WHAT YOU HAVE TO DO:
Retype exactly the lines from the first one through the line with "import plotly.graph_objects as go", including both ends; skip any pictures.

SOURCE MATERIAL:
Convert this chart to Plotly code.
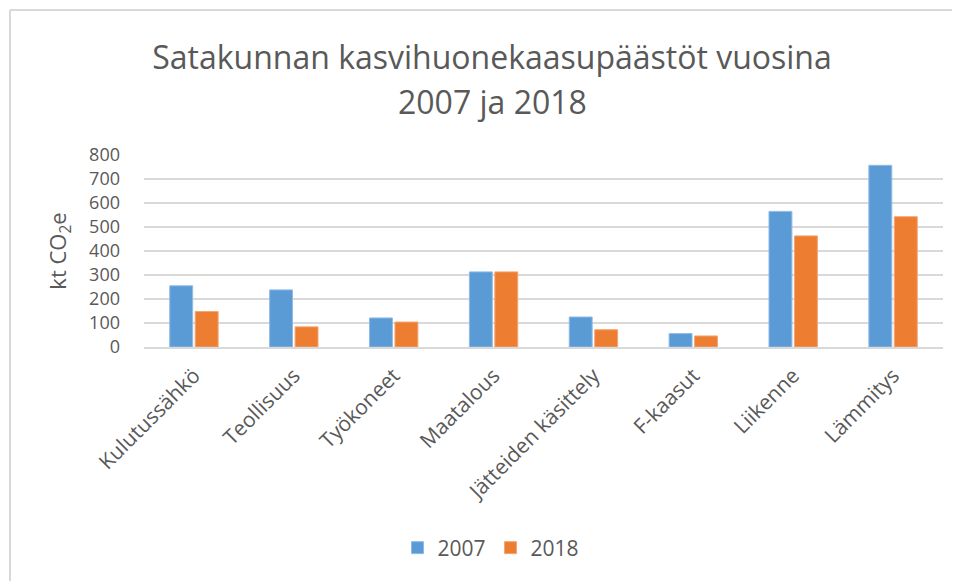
import plotly.graph_objects as go

categories = ["Kulutussähkö", "Teollisuus", "Työkoneet", "Maatalous",
              "Jätteiden käsittely", "F-kaasut", "Liikenne", "Lämmitys"]
values_2007 = [255, 238, 121, 313, 125, 56, 565, 757]
values_2018 = [148, 84, 104, 313, 72, 46, 463, 543]
y_ticks = [0, 100, 200, 300, 400, 500, 600, 700, 800]

# The page body adds an 8px margin; size the figure so it fits the window
OFF = 8
W, H = 960 - OFF, 581 - OFF
ML, MR, MT, MB = 144 - OFF, 17, 155 - OFF, 234
PW, PH = W - ML - MR, H - MT - MB

def px_x(p):
    # p given in reference-window pixels
    return (p - OFF - ML) / PW

def px_y(p):
    return (H - MB - (p - OFF)) / PH

gray = "#595959"
font_family = "Open Sans, Noto Sans, sans-serif"

fig = go.Figure()
fig.add_trace(go.Bar(name="2007", x=categories, y=values_2007,
                     marker=dict(color="#5B9BD5", line=dict(color="#8FBBE6", width=1))))
fig.add_trace(go.Bar(name="2018", x=categories, y=values_2018,
                     marker=dict(color="#ED7D31", line=dict(color="#F4A673", width=1))))

fig.update_layout(
    width=W, height=H,
    margin=dict(l=ML, r=MR, t=MT, b=MB, autoexpand=False),
    paper_bgcolor="white", plot_bgcolor="white",
    barmode="group", bargap=0.49, bargroupgap=0.1,
    font=dict(family=font_family, color=gray),
    title=dict(text="Satakunnan kasvihuonekaasupäästöt vuosina",
               x=(492 - OFF) / W, xref="container", xanchor="center",
               y=1 - (58 - OFF) / H, yref="container", yanchor="middle",
               font=dict(size=32, color=gray, family=font_family)),
    legend=dict(orientation="h", x=(491 - OFF) / W, xref="container", xanchor="center",
                y=1 - (548 - OFF) / H, yref="container", yanchor="middle",
                font=dict(size=21, color=gray), itemwidth=30),
    showlegend=True,
)

fig.add_annotation(text="2007 ja 2018", xref="paper", yref="paper",
                   x=px_x(492), y=px_y(101), xanchor="center", yanchor="middle",
                   showarrow=False, font=dict(size=32, color=gray, family=font_family))

fig.update_yaxes(range=[0, 800], tickvals=y_ticks, showgrid=True,
                 gridcolor="#D9D9D9", gridwidth=2, zeroline=False,
                 showline=False, ticks="", ticklabelstandoff=23,
                 tickfont=dict(size=18, color=gray),
                 title=dict(text="kt CO<sub>2</sub>e", font=dict(size=22, color=gray), standoff=16),
                 automargin=False)
fig.update_xaxes(showline=True, linecolor="#D9D9D9", linewidth=2, ticks="",
                 tickangle=-45, tickfont=dict(size=21, color=gray),
                 ticklabelstandoff=6, automargin=False)

# chart area border (top and left edges visible in the reference)
fig.add_shape(type="line", xref="paper", yref="paper",
              x0=px_x(10), x1=px_x(970), y0=px_y(10), y1=px_y(10),
              line=dict(color="#D9D9D9", width=2))
fig.add_shape(type="line", xref="paper", yref="paper",
              x0=px_x(10), x1=px_x(10), y0=px_y(10), y1=px_y(600),
              line=dict(color="#D9D9D9", width=2))

fig.write_html("out.html")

TASK SOLUTION:
Convert this chart to Plotly code.
import plotly.graph_objects as go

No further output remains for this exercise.